The visit came just after President Trump signed legislation providing a $1.2 billion reauthorization and update of the Perkins Career and Technical Education Act, which is expected to provide training for 11 million students in programs run by high schools, community colleges and trade schools. NRF and other business groups supported passage of the bill this summer, saying in a letter that it would help end a “shortage of skilled workers to fill in-demand positions.”

Marshall said he hopes the legislation will help with training, but that a public relations campaign is needed as well.

“It needs to start with high schools,” he said. “Someone needs to explain the great opportunities that are out there. There’s nothing wrong with a four-year college but you don’t need it to make a good living.”

Grismer has 280 employees at its 26 retail and two commercial locations, and automotive technicians receive a median annual wage of $52,000 plus full benefits, according to Marshall. A number of the company’s mechanics make $100,000 a year.

The company saw significant savings under the federal tax reform law that took effect at the beginning of the year, and has used the money to increase wages – a move Marshall said was necessary because of tight competition to find qualified workers.
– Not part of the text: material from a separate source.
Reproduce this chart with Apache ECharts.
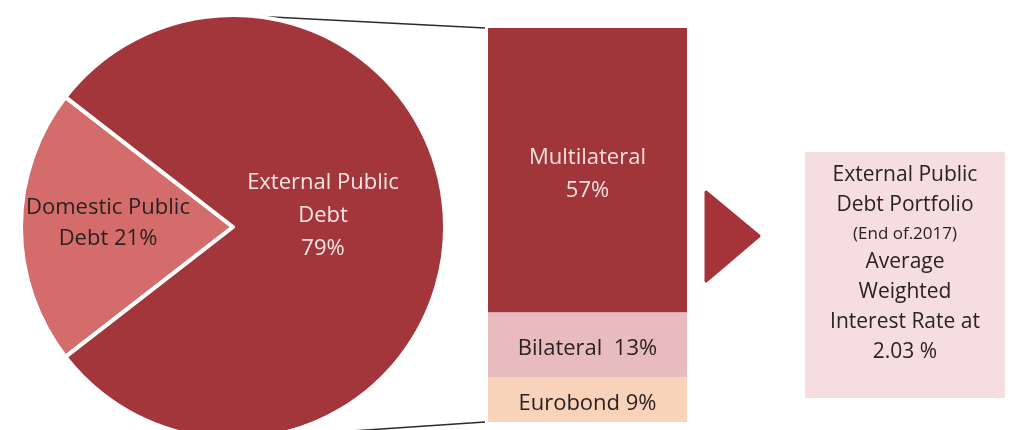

Marshall also welcomed the recent Supreme Court ruling that online sellers can be required to collect sales tax the same as local stores. He said some customers regularly buy tires online to avoid state and local sales tax, then bring them to his stores to be mounted, leaving him with a far smaller share of the transaction than if they bought locally.

Avoiding sales tax is so common that Montgomery County, where Dayton is located, recently had to increase its sales tax rate by a quarter of a percentage point to make up for the lost revenue. “People think they’re saving, but they’re getting a tax increase anyway because the community has to raise the sales tax,” Marshall said.

In addition to those issues, Marshall remains concerned by the Affordable Care Act. Even though Grismer provides health insurance, paperwork costs have been driven up by the law’s requirement that employers provide proof that the insurance they provide is affordable, he said.